Medical Moment: Harnessing your inner fitness
(WNDU) - Americans are always searching for ways to lose weight and get healthy. But what if the key to success isn’t challenging your body but relaxing your mind?
Running, biking, and lifting are all great ways to stay in shape.
But research shows inner fitness may also be an important part of good health.
It involves focusing energy on your emotional well-being rather than performing a physical exercise or following a diet. Simply monitoring how you talk to yourself is one way to improve your inner fitness.
“Negative self-talk is a problem every day and on a daily basis because it shapes our identity,” said David Baker, PhD, a psychotherapist. “It becomes who we are.”
If you struggle with negative self-talk, try replacing negative thoughts with reasonable ones. But first, identify the harmful voice that’s speaking to you.
“We don’t just want to replace it, we want to ask: ‘why are you here?’” Dr. Baker said.
Mindfulness meditation is another way to improve your inner fitness.

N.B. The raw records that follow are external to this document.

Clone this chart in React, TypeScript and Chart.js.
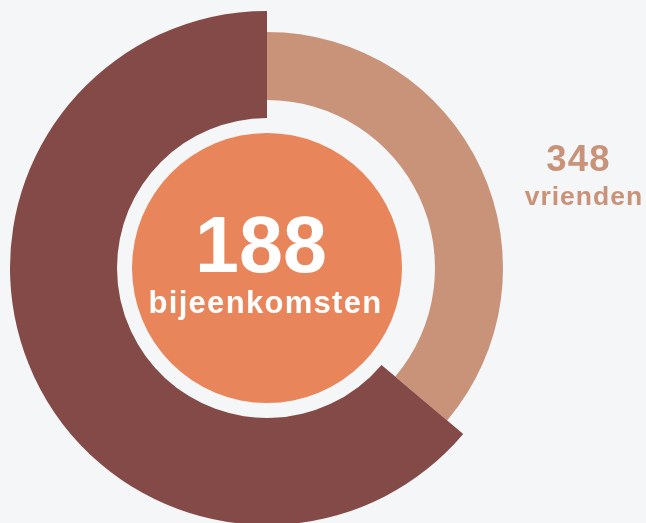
import React, { useEffect, useRef } from 'react';
import { Chart, registerables } from 'chart.js';

Chart.register(...registerables);

// ---- data ----
const categories = ['vrienden', 'overig'];
const values = [348, 614];
const centerValue = '188';
const centerLabel = 'bijeenkomsten';
const sideValue = '348';
const sideLabel = 'vrienden';

// ---- styles ----
const BG = '#F4F6F8';
const TAN = '#C9937A';
const DARK = '#844A48';
const ORANGE = '#E9855A';
const FONT = '"Liberation Sans", Arial, Helvetica, sans-serif';

// ring geometry, relative to the outer (dark) radius
const DARK_OUTER = 257;
const DARK_INNER = 150;
const TAN_OUTER = 236;
const TAN_INNER = 168;
const DISC = 135;

export default function App() {
  const ref = useRef<HTMLCanvasElement>(null);

  useEffect(() => {
    if (!ref.current) return;
    const ringPlugin = {
      id: 'ringRadii',
      afterDatasetsUpdate(chart: any) {
        const arcs = chart.getDatasetMeta(0).data as any[];
        const R = arcs[1].outerRadius;
        arcs[0].outerRadius = (R * TAN_OUTER) / DARK_OUTER;
        arcs[0].innerRadius = (R * TAN_INNER) / DARK_OUTER;
      },
      beforeDatasetsDraw(chart: any) {
        const arcs = chart.getDatasetMeta(0).data as any[];
        const R = arcs[1].outerRadius;
        const ctx = chart.ctx;
        ctx.save();
        ctx.beginPath();
        ctx.arc(arcs[1].x, arcs[1].y, (R * DISC) / DARK_OUTER, 0, Math.PI * 2);
        ctx.fillStyle = ORANGE;
        ctx.fill();
        ctx.restore();
      },
    };

    const chart = new Chart(ref.current, {
      type: 'doughnut',
      data: {
        labels: categories,
        datasets: [
          {
            data: values,
            backgroundColor: [TAN, DARK],
            borderWidth: 0,
            hoverOffset: 0,
            offset: 0,
            spacing: 0,
          },
        ],
      },
      options: {
        responsive: false,
        animation: false,
        events: [],
        cutout: (DARK_INNER / DARK_OUTER) * 100 + '%',
        layout: { padding: 0 },
        plugins: {
          legend: { display: false },
          tooltip: { enabled: false },
        },
      },
      plugins: [ringPlugin],
    });
    return () => chart.destroy();
  }, []);

  return (
    <div style={{ position: 'fixed', inset: 0, background: BG, overflow: 'hidden', fontFamily: FONT }}>
      <canvas
        ref={ref}
        width={514}
        height={514}
        style={{ position: 'absolute', left: 10, top: 11, width: 514, height: 514, display: 'block' }}
      />
      <div
        style={{
          position: 'absolute', left: 161, width: 200, top: 205, textAlign: 'center', whiteSpace: 'nowrap',
          color: '#FFFFFF', fontWeight: 700, fontSize: 79, lineHeight: '79px', letterSpacing: 0,
        }}
      >
        {centerValue}
      </div>
      <div
        style={{
          position: 'absolute', left: 115.5, width: 300, top: 287.3, textAlign: 'center', whiteSpace: 'nowrap',
          color: '#FFFFFF', fontWeight: 700, fontSize: 31, lineHeight: '31px', letterSpacing: 1.3,
        }}
      >
        {centerLabel}
      </div>
      <div
        style={{
          position: 'absolute', left: 518.6, width: 120, top: 140.8, textAlign: 'center', whiteSpace: 'nowrap',
          color: TAN, fontWeight: 700, fontSize: 36.5, lineHeight: '36.5px', letterSpacing: 1.2,
        }}
      >
        {sideValue}
      </div>
      <div
        style={{
          position: 'absolute', left: 513.9, width: 140, top: 183.4, textAlign: 'center', whiteSpace: 'nowrap',
          color: TAN, fontWeight: 700, fontSize: 26.5, lineHeight: '26.5px', letterSpacing: 1.0,
        }}
      >
        {sideLabel}
      </div>
    </div>
  );
}
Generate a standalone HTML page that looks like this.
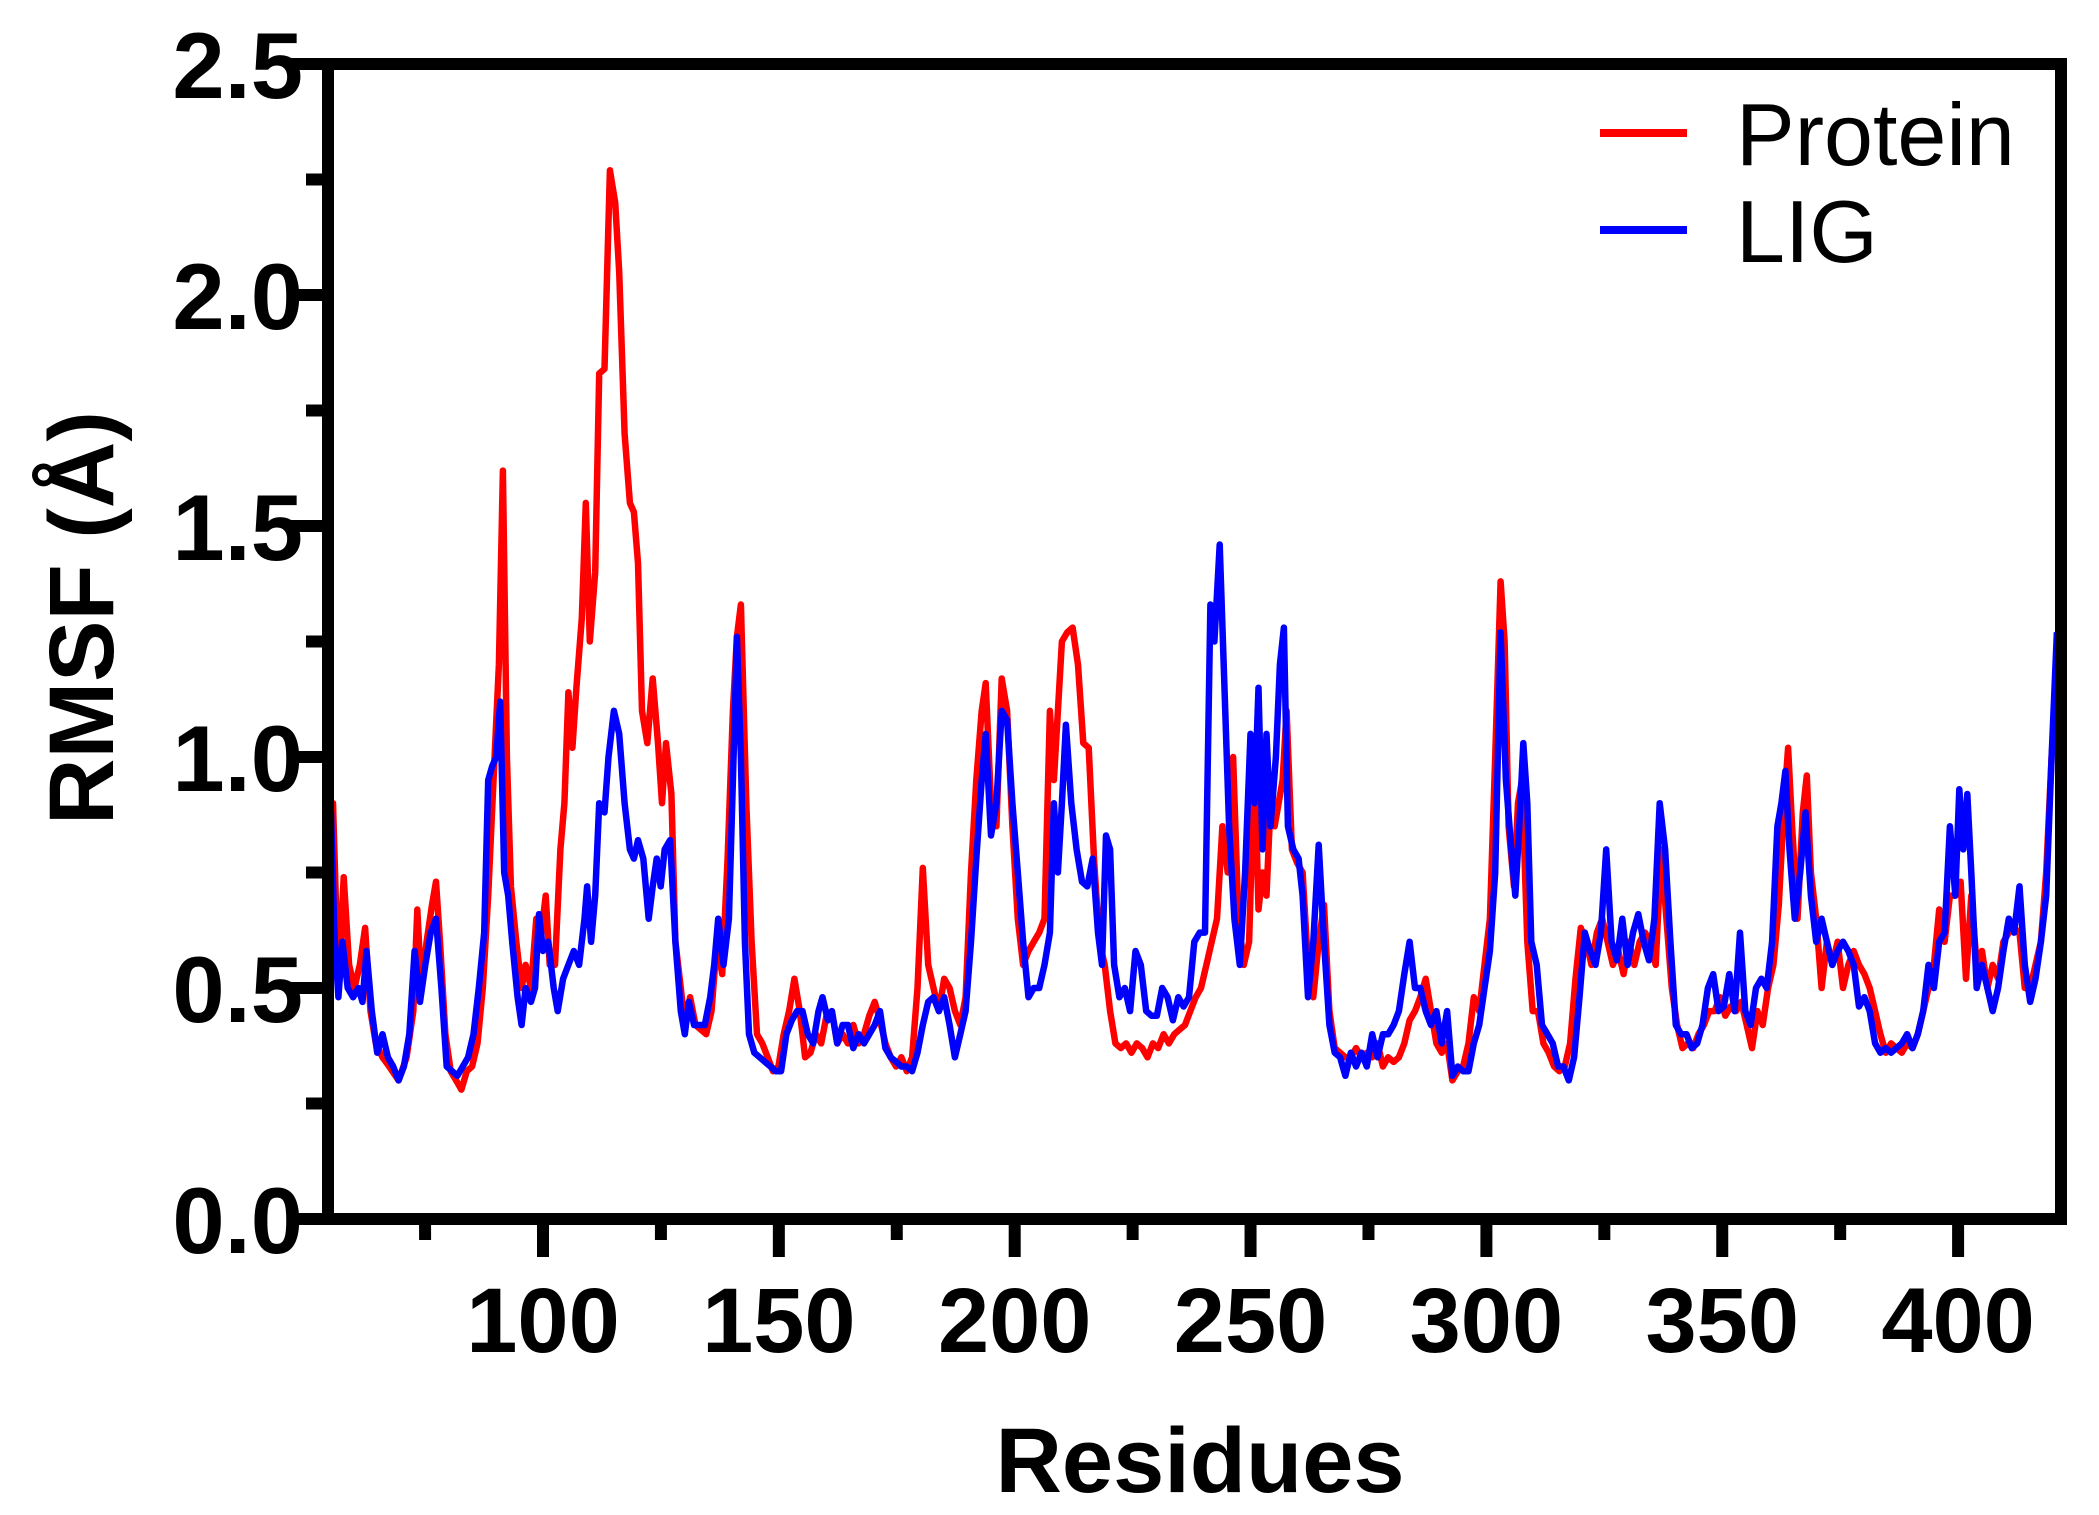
<!DOCTYPE html>
<html><head><meta charset="utf-8"><style>html,body{margin:0;padding:0;background:#fff}svg{display:block}</style></head>
<body>
<svg id="s" width="2099" height="1515" viewBox="0 0 2099 1515" xmlns="http://www.w3.org/2000/svg" font-family="Liberation Sans, Arial, sans-serif">
<g id="g"></g>
<rect x="328" y="64" width="1733" height="1155" fill="none" stroke="#000" stroke-width="12"/>
<g font-weight="bold" font-size="94" text-anchor="end" fill="#000">
<text x="303" y="1253">0.0</text><text x="303" y="1022">0.5</text><text x="303" y="791">1.0</text><text x="303" y="560">1.5</text><text x="303" y="329">2.0</text><text x="303" y="98">2.5</text>
</g>
<g id="xl" font-weight="bold" font-size="92" text-anchor="middle" fill="#000"></g>
<text x="1200" y="1492" font-weight="bold" font-size="92" text-anchor="middle">Residues</text>
<text transform="translate(113,618) rotate(-90)" font-weight="bold" font-size="92" text-anchor="middle">RMSF (Å)</text>
<line x1="1600" y1="133" x2="1687" y2="133" stroke="#ff0000" stroke-width="8"/>
<line x1="1600" y1="230" x2="1687" y2="230" stroke="#0000ff" stroke-width="8"/>
<text x="1736" y="165" font-size="88">Protein</text>
<text x="1736" y="262" font-size="88">LIG</text>
</svg>
<script>
var XD=function(xd){return Math.min(2058,Math.max(331,543+(xd-405)*1.3374))},Y=function(v){return 1219-v*462};
var X=function(r){return 543+(r-100)*4.717};
var P="245:0.9,248:0.9,252:0.5,256:0.74,260:0.55,264:0.5,268:0.55,272:0.63,276:0.45,280:0.38,285:0.35,290:0.33,297:0.3,303:0.35,308:0.45,311:0.67,314:0.5,318:0.6,322:0.68,325:0.73,328:0.6,332:0.4,336:0.32,340:0.3,344:0.28,348:0.32,352:0.33,356:0.38,360:0.5,364:0.7,368:0.95,372:1.2,375:1.62,378:1.0,381:0.72,385:0.6,389:0.5,392:0.55,396:0.5,400:0.65,403:0.6,407:0.7,410:0.55,414:0.55,418:0.8,421:0.9,424:1.14,427:1.02,430:1.15,434:1.3,437:1.55,440:1.25,444:1.4,447:1.83,451:1.84,455:2.27,459:2.2,462:2.05,466:1.7,470:1.55,473:1.53,476:1.42,479:1.1,483:1.03,487:1.17,491:1.03,494:0.9,497:1.03,501:0.92,504:0.6,508:0.5,511:0.42,515:0.48,519:0.42,523:0.41,527:0.4,531:0.45,535:0.6,539:0.53,543:0.78,547:1.1,550:1.26,553:1.33,557:0.9,561:0.6,565:0.4,569:0.38,573:0.35,577:0.32,581:0.33,585:0.4,589:0.45,593:0.52,597:0.45,601:0.35,605:0.36,609:0.4,613:0.38,617:0.44,621:0.45,625:0.38,629:0.4,633:0.38,637:0.42,641:0.38,645:0.4,649:0.44,653:0.47,657:0.43,661:0.38,665:0.35,669:0.33,673:0.35,677:0.32,681:0.35,685:0.5,689:0.76,693:0.55,697:0.5,701:0.45,705:0.52,709:0.5,713:0.45,717:0.42,721:0.48,725:0.75,729:0.95,733:1.1,736:1.16,740:0.9,744:0.85,748:1.17,752:1.1,756:0.85,760:0.65,764:0.55,768:0.58,772:0.6,776:0.62,780:0.65,784:1.1,787:0.95,790:1.1,793:1.25,797:1.27,801:1.28,805:1.2,809:1.03,813:1.02,817:0.78,821:0.6,825:0.55,829:0.45,833:0.38,837:0.37,841:0.38,845:0.36,849:0.38,853:0.37,857:0.35,861:0.38,865:0.37,869:0.4,873:0.38,877:0.4,881:0.41,885:0.42,889:0.45,893:0.48,897:0.5,901:0.55,905:0.6,909:0.65,913:0.85,917:0.75,921:1.0,925:0.65,929:0.55,933:0.6,937:1.0,940:0.67,943:0.75,946:0.7,949:0.9,952:0.85,955:0.9,958:0.95,961:1.1,965:0.8,969:0.77,973:0.75,977:0.55,981:0.48,985:0.6,989:0.68,993:0.45,997:0.37,1001:0.36,1005:0.35,1009:0.35,1013:0.37,1017:0.35,1021:0.36,1025:0.35,1029:0.38,1033:0.33,1037:0.35,1041:0.34,1045:0.35,1049:0.38,1053:0.43,1057:0.45,1061:0.48,1065:0.52,1069:0.45,1073:0.38,1077:0.36,1081:0.38,1085:0.3,1089:0.32,1093:0.33,1097:0.38,1101:0.48,1105:0.45,1109:0.55,1113:0.65,1117:1.0,1121:1.38,1124:1.25,1127:0.85,1131:0.72,1134:0.9,1137:0.95,1141:0.6,1145:0.45,1149:0.45,1153:0.38,1157:0.36,1161:0.33,1165:0.32,1169:0.33,1173:0.38,1177:0.52,1181:0.63,1185:0.6,1189:0.55,1193:0.62,1197:0.65,1201:0.6,1205:0.55,1209:0.58,1213:0.53,1217:0.6,1221:0.55,1225:0.6,1229:0.62,1233:0.6,1237:0.55,1241:0.8,1245:0.65,1249:0.5,1253:0.42,1257:0.37,1261:0.38,1265:0.37,1269:0.4,1273:0.42,1277:0.45,1281:0.45,1285:0.48,1289:0.44,1293:0.46,1297:0.45,1301:0.47,1305:0.42,1309:0.37,1313:0.45,1317:0.42,1321:0.5,1325:0.55,1329:0.68,1333:0.9,1336:1.02,1339:0.85,1343:0.65,1347:0.88,1350:0.96,1353:0.75,1357:0.65,1361:0.5,1365:0.6,1369:0.55,1373:0.6,1377:0.5,1381:0.55,1385:0.58,1389:0.55,1393:0.53,1397:0.5,1401:0.45,1405:0.4,1409:0.36,1413:0.38,1417:0.37,1421:0.36,1425:0.38,1429:0.37,1433:0.4,1437:0.45,1441:0.5,1445:0.55,1449:0.67,1453:0.6,1457:0.7,1461:0.7,1465:0.73,1469:0.52,1473:0.7,1477:0.55,1481:0.58,1485:0.5,1489:0.55,1493:0.52,1497:0.6,1501:0.62,1505:0.63,1509:0.62,1513:0.5,1517:0.5,1521:0.55,1525:0.6,1529:0.75,1533:1.0,1537:1.18";
var L="245:0.88,249:0.62,252:0.48,255:0.6,259:0.5,263:0.48,267:0.5,270:0.47,273:0.58,277:0.45,281:0.36,285:0.4,289:0.35,293:0.33,297:0.3,301:0.33,305:0.4,309:0.58,313:0.47,317:0.55,321:0.62,325:0.65,329:0.5,333:0.33,337:0.32,341:0.31,345:0.33,349:0.35,353:0.4,357:0.5,361:0.62,364:0.95,367:0.98,370:1.0,373:1.12,376:0.75,379:0.7,382:0.6,386:0.48,389:0.42,392:0.5,396:0.47,399:0.5,402:0.66,405:0.58,409:0.6,413:0.5,416:0.45,420:0.52,424:0.55,428:0.58,432:0.55,436:0.65,438:0.72,441:0.6,444:0.7,447:0.9,451:0.88,454:1.0,458:1.1,462:1.05,466:0.9,470:0.8,473:0.78,476:0.82,480:0.78,484:0.65,487:0.72,490:0.78,493:0.72,496:0.8,500:0.82,504:0.6,508:0.45,511:0.4,514:0.47,518:0.42,522:0.42,526:0.42,530:0.48,533:0.55,536:0.65,540:0.55,544:0.65,547:0.95,550:1.26,553:1.0,556:0.6,559:0.4,563:0.36,567:0.35,571:0.34,575:0.33,579:0.32,583:0.32,587:0.4,591:0.43,595:0.45,599:0.45,603:0.4,607:0.38,611:0.45,614:0.48,618:0.43,621:0.45,625:0.38,629:0.42,633:0.42,637:0.37,641:0.4,645:0.38,649:0.4,653:0.42,657:0.45,661:0.37,665:0.35,669:0.34,673:0.33,677:0.33,681:0.32,685:0.36,689:0.42,693:0.47,697:0.48,701:0.45,705:0.48,709:0.42,713:0.35,717:0.4,721:0.45,725:0.6,729:0.78,733:0.95,736:1.05,740:0.83,744:0.9,748:1.1,752:1.08,756:0.9,760:0.75,764:0.6,768:0.48,772:0.5,776:0.5,780:0.55,784:0.62,787:0.9,790:0.75,793:0.9,796:1.07,800:0.9,804:0.8,808:0.73,812:0.72,816:0.78,820:0.62,823:0.55,826:0.83,829:0.8,832:0.55,836:0.48,840:0.5,844:0.45,848:0.58,852:0.55,856:0.45,860:0.44,864:0.44,868:0.5,872:0.48,876:0.43,880:0.48,884:0.46,888:0.48,892:0.6,896:0.62,900:0.62,904:1.33,907:1.25,911:1.46,914:1.2,918:0.85,922:0.65,926:0.55,930:0.75,934:1.05,937:0.9,940:1.15,943:0.8,946:1.05,949:0.85,953:1.0,956:1.2,959:1.28,962:0.85,966:0.8,970:0.78,973:0.7,977:0.48,981:0.6,985:0.81,989:0.6,993:0.42,997:0.36,1001:0.35,1005:0.31,1009:0.36,1013:0.33,1017:0.36,1021:0.33,1025:0.4,1029:0.35,1033:0.4,1037:0.4,1041:0.42,1045:0.45,1049:0.53,1053:0.6,1057:0.5,1061:0.5,1065:0.45,1069:0.42,1073:0.45,1077:0.38,1081:0.45,1085:0.31,1089:0.33,1093:0.32,1097:0.32,1101:0.38,1105:0.42,1109:0.5,1113:0.58,1117:0.75,1121:1.27,1125:0.95,1129:0.8,1132:0.7,1135:0.85,1138:1.03,1141:0.9,1144:0.6,1148:0.55,1152:0.42,1156:0.4,1160:0.38,1164:0.33,1168:0.33,1172:0.3,1176:0.35,1180:0.48,1184:0.62,1188:0.58,1192:0.55,1196:0.62,1200:0.8,1204:0.6,1208:0.56,1212:0.65,1216:0.55,1220:0.62,1224:0.66,1228:0.6,1232:0.56,1236:0.65,1240:0.9,1244:0.8,1248:0.6,1252:0.42,1256:0.4,1260:0.4,1264:0.37,1268:0.38,1272:0.42,1276:0.5,1280:0.53,1284:0.45,1288:0.46,1292:0.53,1296:0.45,1300:0.62,1304:0.45,1308:0.42,1312:0.5,1316:0.52,1320:0.5,1324:0.6,1328:0.85,1331:0.9,1334:0.97,1337:0.8,1341:0.65,1345:0.75,1349:0.88,1353:0.7,1357:0.6,1361:0.65,1365:0.6,1369:0.55,1373:0.58,1377:0.6,1381:0.58,1385:0.55,1389:0.46,1393:0.48,1397:0.45,1401:0.38,1405:0.36,1409:0.37,1413:0.36,1417:0.37,1421:0.38,1425:0.4,1429:0.37,1433:0.4,1437:0.45,1441:0.55,1445:0.5,1449:0.6,1453:0.62,1457:0.85,1461:0.7,1464:0.93,1467:0.8,1470:0.92,1473:0.75,1477:0.5,1481:0.55,1485:0.5,1489:0.45,1493:0.5,1497:0.58,1501:0.65,1505:0.62,1509:0.72,1513:0.55,1517:0.47,1521:0.52,1525:0.6,1529:0.7,1533:1.0,1537:1.27";
function pts(s){return s.split(",").map(function(p){var a=p.split(":");return XD(+a[0]).toFixed(1)+","+Y(+a[1]).toFixed(1)}).join(" ")}
var NS="http://www.w3.org/2000/svg",g=document.getElementById("g");
function el(t,a,par){var e=document.createElementNS(NS,t);for(var k in a)e.setAttribute(k,a[k]);(par||g).appendChild(e);return e}
el("polyline",{points:pts(P),fill:"none",stroke:"#ff0000","stroke-width":6.5,"stroke-linejoin":"round"});
el("polyline",{points:pts(L),fill:"none",stroke:"#0000ff","stroke-width":6.5,"stroke-linejoin":"round"});
for(var i=0;i<=10;i++){var y=Y(i*0.25),len=(i%2==0)?38:22;el("line",{x1:334,y1:y,x2:334-6-len,y2:y,stroke:"#000","stroke-width":12})}
var xl=document.getElementById("xl");
for(var r=75;r<=400;r+=25){var x=X(r),maj=(r%50==0);el("line",{x1:x,y1:1213,x2:x,y2:maj?1257:1240,stroke:"#000","stroke-width":12});
if(maj){var t=el("text",{x:x,y:1352},xl);t.textContent=r;}}
</script>
</body></html>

Studies show it can lower blood pressure, improve sleep, reduce chronic pain, and lower the risk of anxiety. Mindful eating which involves tracking your feelings and habits around food can help you lose weight and keep it off. And yoga, which uses movement, breathing, and meditation, has been shown to reduce stress, improve flexibility, boost immunity, and lessen anxiety.
Technology has opened doors in mental health support and data collection.
Mobile devices like cell phones, smartphones, and tablets are giving the public, doctors, and researchers new ways to access help, monitor progress, and increase understanding of mental wellbeing. The downside is that this new technology includes a lot of uncertainty such as little industry regulation and little information on app effectiveness, which can lead consumers to wonder which apps they should trust.
Creative research and engineering teams are combining their skills to address a wide range of mental health concerns.
Some popular areas of app development include self-management, improving thinking skills, skill training, illness management, passive symptom tracking, and data collection.
Researchers have found that interventions are most effective when people like them, are engaged, and want to continue using them. Behavioral health apps will need to combine the engineers’ skills for making an app easy to use and entertaining with the clinician’s skills for providing effective treatment options.
While the apps are becoming more appealing and user-friendly, there still isn’t a lot of information on their effectiveness.